Prompted by the Duke and Duchess of Cambridge's decision to take legal action against the release of intimate photographs of themselves, Hollywood star John Travolta has spoken about his own experiences in the spotlight.
During his heyday, John said the intense media interest was "daunting" and cited Diana, Princess of Wales as a victim of invasive attention too.
However the Pulp Fiction actor, who famously danced with the Princess at a White House dinner in 1985, added that back then was nothing compared to now. With the arrival of the internet he reckons that the present day is the "worst time to be famous".

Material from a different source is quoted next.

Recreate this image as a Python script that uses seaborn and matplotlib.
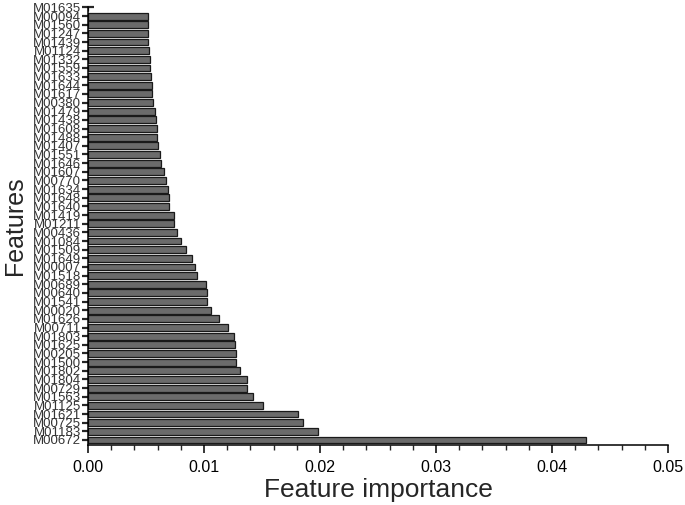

Speaking to the BBC, John called for a privacy law and condemned the publication of the intimate photographs of Kate, saying "there is a right to privacy whether you're famous or not famous and I feel that anyone being invaded at that level is unfortunate and there should be a law, no one would like that."
Having risen to fame after his 1977 role as Tony Manero in Saturday Night Fever, the superstar also added that he nearly retired from films after the tragic death of his teenage son three years ago.
Sixteen-year-old Jett died after suffering a seizure on a family holiday in the Bahamas.
He said: "I lost my son a few years ago and I had been having quite a time of that and after three years getting a lot of support from my church and a lot of support from people, fans, family, I decided that it was okay to go back to work because I'd even thought of retiring at one point because it felt like too much."
The 58-year-old, who is currently promoting his new film Savage, directed by Oliver Stone, revealed that he took an interest in the movie because it was a "high-end, five-star film".
Savages, which is based on Don Winslow's best-selling thriller and also stars Blake Lively, Salma Hayek and Benicio del Toro and is due to open in the UK on Friday.